For the opening instalment, and to preview this Saturday’s World Club Challenge between Wigan and Penrith, we met former Warriors coach Shaun Wane for a watch-along of their 2017 triumph over Cronulla Sharks. It was a fascinating trip down memory lane, and a victory that was over two years in the making for the man himself. This is How It Was Won.
For Shaun Wane, the preparation to defeat Cronulla in the 2017 World Club Challenge had started long before both sides won their respective Grand Finals in the latter months of 2016. For the start of this story, you have to go all the way back to February 2015 and the inaugural edition of the 2015 World Club Series. In that, Wane’s Wigan were defeated 14-12 at home to Brisbane and while they earned plaudits from some for their display, it didn’t appease Wane.
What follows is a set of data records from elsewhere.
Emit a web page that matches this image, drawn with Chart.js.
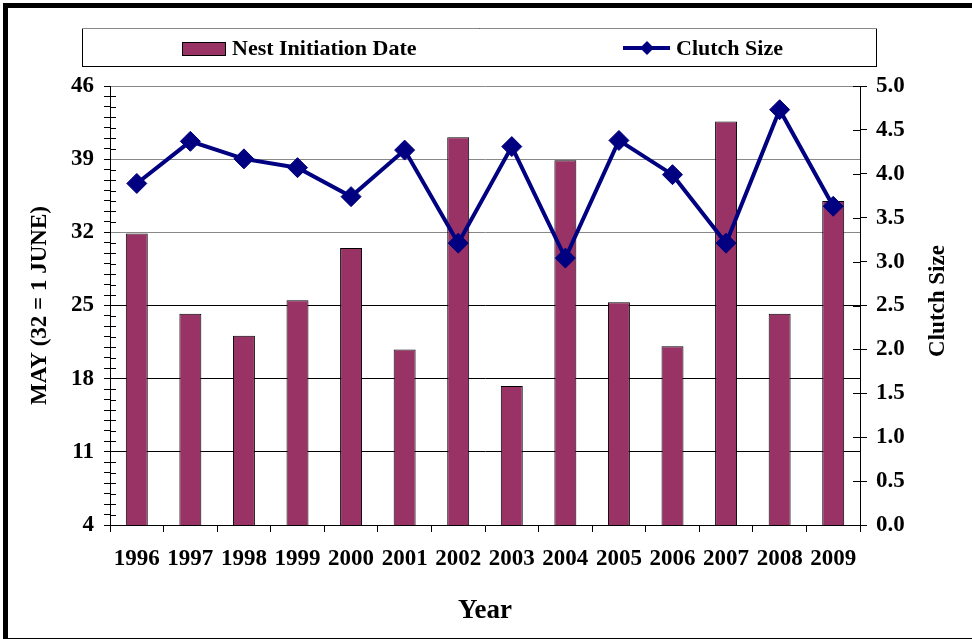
<!DOCTYPE html>
<html>
<head>
<meta charset="utf-8">
<title>Nest Initiation Date and Clutch Size</title>
<script src="https://cdn.jsdelivr.net/npm/chart.js@4.4.1/dist/chart.umd.min.js"></script>
<style>
    html, body {
        margin: 0;
        padding: 0;
        background: #ffffff;
        overflow: hidden;
        width: 972px;
        height: 639px;
    }
    #frame {
        position: absolute;
        left: 3px;
        top: 3px;
        width: 969px;
        height: 640px;
        box-sizing: border-box;
        border: 5px solid #000000;
        border-right: none;
    }
    #wrap {
        position: absolute;
        left: 0;
        top: 0;
        width: 972px;
        height: 639px;
    }
</style>
</head>
<body>
<div id="frame"></div>
<div id="wrap"><canvas id="nestChart" width="972" height="639"></canvas></div>
<script>
// 数据
const years = ['1996', '1997', '1998', '1999', '2000', '2001', '2002',
               '2003', '2004', '2005', '2006', '2007', '2008', '2009'];
const nestInitiationDate = [31.9, 24.2, 22.1, 25.5, 30.5, 20.8, 41.1,
                            17.3, 38.9, 25.3, 21.1, 42.6, 24.2, 35.0];
const clutchSize = [3.89, 4.37, 4.17, 4.07, 3.74, 4.27, 3.21,
                    4.31, 3.04, 4.38, 3.99, 3.21, 4.73, 3.63];
const leftTicks = [4, 11, 18, 25, 32, 39, 46];

const FONT = 'Liberation Serif, Times New Roman, serif';
const BAR_COLOR = '#993366';
const LINE_COLOR = '#000080';

// 图例、右轴标题和穿过坐标轴的小刻度
const decorPlugin = {
    id: 'decor',
    afterDraw(chart) {
        const c = chart.ctx;
        const y = chart.scales.y;
        const y2 = chart.scales.y2;
        c.save();
        c.strokeStyle = '#000';
        c.lineWidth = 1;
        // 左轴小刻度向内
        y.ticks.forEach(t => {
            if (leftTicks.includes(t.value)) return;
            const py = Math.round(y.getPixelForValue(t.value)) + 0.5;
            c.beginPath();
            c.moveTo(y.right, py);
            c.lineTo(y.right + 6, py);
            c.stroke();
        });
        // 右轴刻度向内
        y2.ticks.forEach(t => {
            const py = Math.round(y2.getPixelForValue(t.value)) + 0.5;
            c.beginPath();
            c.moveTo(y2.left - 7, py);
            c.lineTo(y2.left, py);
            c.stroke();
        });

        // 右轴标题（自下而上）
        c.save();
        c.translate(938, 301);
        c.rotate(-Math.PI / 2);
        c.font = 'bold 23px ' + FONT;
        c.textAlign = 'center';
        c.textBaseline = 'middle';
        c.fillStyle = '#000';
        c.fillText('Clutch Size', 0, 0);
        c.restore();

        // 图例框
        const lx = 82, ly = 28, lw = 794, lh = 38;
        c.strokeStyle = '#000';
        c.strokeRect(lx + 0.5, ly + 0.5, lw, lh);
        c.strokeStyle = '#888';
        c.beginPath();
        c.moveTo(lx, ly + 0.5);
        c.lineTo(lx + lw + 1, ly + 0.5);
        c.stroke();

        const barDs = chart.data.datasets[1];
        const lineDs = chart.data.datasets[0];
        c.font = 'bold 22px ' + FONT;
        c.textBaseline = 'middle';
        c.textAlign = 'left';

        c.fillStyle = barDs.backgroundColor;
        c.fillRect(182, 42, 43, 13);
        c.strokeStyle = '#000';
        c.strokeRect(182.5, 42.5, 43, 13);
        c.fillStyle = '#000';
        c.fillText(barDs.label, 232, 49);

        c.strokeStyle = lineDs.borderColor;
        c.lineWidth = 4;
        c.beginPath();
        c.moveTo(623, 48);
        c.lineTo(670, 48);
        c.stroke();
        c.fillStyle = lineDs.borderColor;
        c.beginPath();
        c.moveTo(647, 41);
        c.lineTo(654, 48);
        c.lineTo(647, 55);
        c.lineTo(640, 48);
        c.closePath();
        c.fill();
        c.fillStyle = '#000';
        c.fillText(lineDs.label, 676, 49);
        c.restore();
    }
};

const ctx = document.getElementById('nestChart').getContext('2d');
const nestChart = new Chart(ctx, {
    data: {
        labels: years,
        datasets: [{
            type: 'line',
            label: 'Clutch Size',
            data: clutchSize,
            yAxisID: 'y2',
            borderColor: LINE_COLOR,
            backgroundColor: LINE_COLOR,
            borderWidth: 4,
            pointStyle: 'rectRot',
            pointRadius: 10,
            pointBackgroundColor: LINE_COLOR,
            pointBorderColor: LINE_COLOR,
            pointBorderWidth: 1,
            tension: 0,
            order: 0
        }, {
            type: 'bar',
            label: 'Nest Initiation Date',
            data: nestInitiationDate,
            yAxisID: 'y',
            backgroundColor: BAR_COLOR,
            borderColor: '#000000',
            borderWidth: 1,
            barPercentage: 0.41,
            categoryPercentage: 1,
            order: 1
        }]
    },
    options: {
        responsive: false,
        animation: false,
        layout: {
            padding: { top: 86, left: 6, right: 4, bottom: 4 }
        },
        plugins: {
            legend: { display: false },
            tooltip: { enabled: false }
        },
        scales: {
            x: {
                offset: true,
                grid: {
                    offset: true,
                    drawOnChartArea: false,
                    tickLength: 7,
                    color: '#000'
                },
                border: { color: '#000', width: 1 },
                ticks: {
                    color: '#000',
                    padding: 13,
                    maxRotation: 0,
                    autoSkip: false,
                    font: { family: FONT, size: 23, weight: 'bold' }
                },
                title: {
                    display: true,
                    text: 'Year',
                    color: '#000',
                    padding: { top: 0, bottom: 8 },
                    font: { family: FONT, size: 27, weight: 'bold' }
                },
                afterFit(scale) { scale.height = 110; }
            },
            y: {
                position: 'left',
                min: 4,
                max: 46,
                grid: {
                    tickLength: 6,
                    tickColor: '#000',
                    color(c) {
                        const v = c.tick.value;
                        if (v === 46 || v === 39 || v === 32) return '#888';
                        if (v === 25 || v === 18 || v === 11) return '#000';
                        return 'rgba(0,0,0,0)';
                    }
                },
                border: { color: '#000', width: 1 },
                ticks: {
                    stepSize: 1,
                    autoSkip: false,
                    color: '#000',
                    padding: 10,
                    font: { family: FONT, size: 23, weight: 'bold' },
                    callback: v => leftTicks.includes(v) ? String(v) : ''
                },
                title: {
                    display: true,
                    text: 'MAY (32 = 1 JUNE)',
                    color: '#000',
                    padding: { top: 20, bottom: 0 },
                    font: { family: FONT, size: 23, weight: 'bold' }
                },
                afterFit(scale) { scale.width = 104; }
            },
            y2: {
                position: 'right',
                min: 0,
                max: 5,
                grid: {
                    drawOnChartArea: false,
                    tickLength: 7,
                    color: '#000'
                },
                border: { color: '#000', width: 1 },
                ticks: {
                    stepSize: 0.5,
                    color: '#000',
                    padding: 9,
                    font: { family: FONT, size: 23, weight: 'bold' },
                    callback: v => v.toFixed(1)
                },
                afterFit(scale) { scale.width = 108; }
            }
        }
    },
    plugins: [decorPlugin]
});
</script>
</body>
</html>
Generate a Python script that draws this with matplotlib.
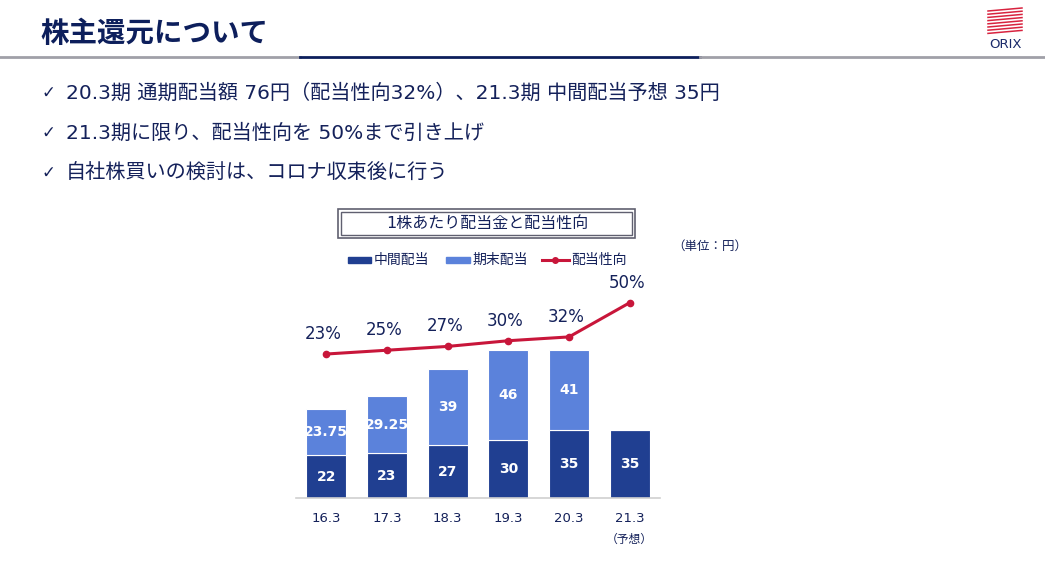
import matplotlib
matplotlib.use("Agg")
import matplotlib.pyplot as plt
from matplotlib.patches import Rectangle
from matplotlib.lines import Line2D

# DejaVu (Verdana-like) for Latin, Noto CJK for Japanese
plt.rcParams['font.family'] = ['DejaVu Sans', 'Noto Sans CJK JP']

# data
years = ["16.3", "17.3", "18.3", "19.3", "20.3", "21.3"]
interim = [22, 23, 27, 30, 35, 35]
year_end = [23.75, 29.25, 39, 46, 41, 0]
payout = [23, 25, 27, 30, 32, 50]
bullets = [
    "20.3期 通期配当額 76円（配当性向32%）、21.3期 中間配当予想 35円",
    "21.3期に限り、配当性向を 50%まで引き上げ",
    "自社株買いの検討は、コロナ収束後に行う",
]

navy = "#14215a"
dark_bar = "#203f91"
light_bar = "#5b82db"
red = "#c8163a"

W, H = 1045, 568
fig = plt.figure(figsize=(W / 100, H / 100), dpi=100)

def fx(px):
    return px / W

def fy(py):
    return 1 - py / H

# header
fig.text(fx(40), fy(34), "株主還元について", fontsize=20.5, fontweight="bold",
         color="#0d1f5c", va="center", ha="left")
fig.add_artist(Line2D([0, fx(300)], [fy(57)] * 2, color="#a0a0a8", lw=2))
fig.add_artist(Line2D([fx(300), fx(700)], [fy(57)] * 2, color="#0d1f5c", lw=2))
fig.add_artist(Line2D([fx(700), 1], [fy(57)] * 2, color="#a0a0a8", lw=2))

# logo
for i in range(8):
    y0 = 8 + i * 3.2
    fig.add_artist(Line2D([fx(988), fx(1022)], [fy(y0 + 3), fy(y0)],
                          color="#d8233f", lw=1.1))
fig.text(fx(1005), fy(44), "ORIX", fontsize=9.5, color="#1a2a6a",
         ha="center", va="center", family=["Liberation Sans Narrow", "DejaVu Sans"])

# bullet points
for i, t in enumerate(bullets):
    y = 93 + i * 40
    fig.text(fx(42), fy(y), "✓", fontsize=12, color=navy, va="center")
    fig.text(fx(66), fy(y), t, fontsize=14.5, color=navy, va="center")

# chart title box
fig.add_artist(Rectangle((fx(338), fy(238)), fx(297), 29 / H, fill=False,
                         ec="#606070", lw=1.2))
fig.add_artist(Rectangle((fx(341), fy(235)), fx(291), 23 / H, fill=False,
                         ec="#606070", lw=1.0))
fig.text(fx(487), fy(223), "1株あたり配当金と配当性向", fontsize=11.5,
         color=navy, ha="center", va="center")
fig.text(fx(710), fy(246), "（単位：円）", fontsize=9, color=navy,
         ha="center", va="center")

# legend
ly = 260
fig.add_artist(Rectangle((fx(348), fy(ly + 3)), fx(23), 6 / H, color=dark_bar))
fig.text(fx(374), fy(ly), "中間配当", fontsize=10, color=navy, va="center")
fig.add_artist(Rectangle((fx(446), fy(ly + 3)), fx(24), 6 / H, color=light_bar))
fig.text(fx(472), fy(ly), "期末配当", fontsize=10, color=navy, va="center")
fig.add_artist(Line2D([fx(542), fx(569)], [fy(ly)] * 2, color=red, lw=2.2))
fig.add_artist(Line2D([fx(555)], [fy(ly)], color=red, marker="o", ms=4))
fig.text(fx(571), fy(ly), "配当性向", fontsize=10, color=navy, va="center")

# bar chart
ax = fig.add_axes([fx(296), fy(498), fx(364), 208 / H])
x = range(len(years))
ax.bar(x, interim, width=0.66, color=dark_bar, edgecolor="white", linewidth=0.8)
ax.bar(x, year_end, width=0.66, bottom=interim, color=light_bar,
       edgecolor="white", linewidth=0.8)
ax.set_xlim(-0.5, len(years) - 0.5)
ax.set_ylim(0, 106.7)
for i in x:
    ax.text(i, interim[i] / 2, f"{interim[i]:g}", color="white", fontsize=10,
            fontweight="semibold", ha="center", va="center")
    if year_end[i] > 0:
        ax.text(i, interim[i] + year_end[i] / 2, f"{year_end[i]:g}",
                color="white", fontsize=10, fontweight="semibold",
                ha="center", va="center")
for s in ["top", "right", "left"]:
    ax.spines[s].set_visible(False)
ax.spines["bottom"].set_color("#d0d0d0")
ax.spines["bottom"].set_linewidth(1.2)
ax.set_yticks([])
ax.set_xticks(list(x))
ax.set_xticklabels(years, fontsize=9.5, color=navy)
ax.tick_params(axis="x", length=0, pad=10)
ax.text(5, -0.2, "（予想）", transform=ax.get_xaxis_transform(),
        fontsize=8.5, color=navy, ha="center", va="center")

# payout ratio line
ax2 = ax.twinx()
ax2.set_ylim(-52.8, 56.7)
ax2.plot(list(x), payout, color=red, lw=2.2, marker="o", ms=4.5)
for i in x:
    ax2.annotate(f"{payout[i]}%", (i, payout[i]), xytext=(-3, 20),
                 textcoords="offset pixels", ha="center", va="center",
                 fontsize=12, color=navy)
ax2.axis("off")

fig.savefig("out.png", dpi=100)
The following year, Wigan again played Brisbane and again while they didn’t disgrace themselves, they were beaten 42-12. “I have bad memories of those games,” Wane recalls to Love Rugby League.
“We went down there and people said we did okay, but we didn’t. We got beaten well by better athletes and we weren’t good enough. It broke my heart and it tortured me for months. I didn’t like the feeling that I felt powerless.
“I remember me, Ian (Lenagan) and Rads (Kris Radlinski) had a chat in the airport on the way home and I was as down as I ever have been because I thought, we’re miles off this lot. I became obsessed then about matching them the next time we played them.”
The build-up
So when Wigan were crowned Super League champions in 2016, Wane wasted little time celebrating and had already turned his focus to what was coming in the New Year: a chance to put things right against Cronulla, who themselves had just been crowned NRL champions.
“I thought, this was our chance to get equal,” Wane says. “It became a pre-season of obsession about studying everything on what they did, how they carried they ball, the way they played.. we were obsessed with studying them. It wasn’t by chance that the game played out the way it did.”
With the weather wet and certainly in Wigan’s favour, that merely added to the mood that this could be their chance to get one over on an NRL side at last. Wigan were without frontline stars including Michael McIlorum and Sam Tomkins, but they were well-prepared for what to face. Throw in the fact no Super League side had won the World Club Challenge since 2012: and there was no shortage of motivation for Wigan to draw upon.
The first half
Every coach hopes for a fast start in any game: especially in one like this. Wigan got exactly that in the 2017 World Club Challenge, going ahead inside four minutes when Joe Burgess broke the deadlock. It was a combination of two things, in Wane’s mind, which helped create that opening try: one of them being the Cronulla defence being noticeably tighter on their right side.
That would give the Warriors’ potent left-edge attack, which comprised of George Williams, Oliver Gildart and Burgess, chances to exploit.
“We’d done our homework on them and we’d identified while we were strong down the left, they were weak on the right,” Wane explains. “Their right-edge defended tight a lot and that’s our best edge because George draws defenders and he has a killer ball that cuts defenders out and makes them pay if they’re tight.”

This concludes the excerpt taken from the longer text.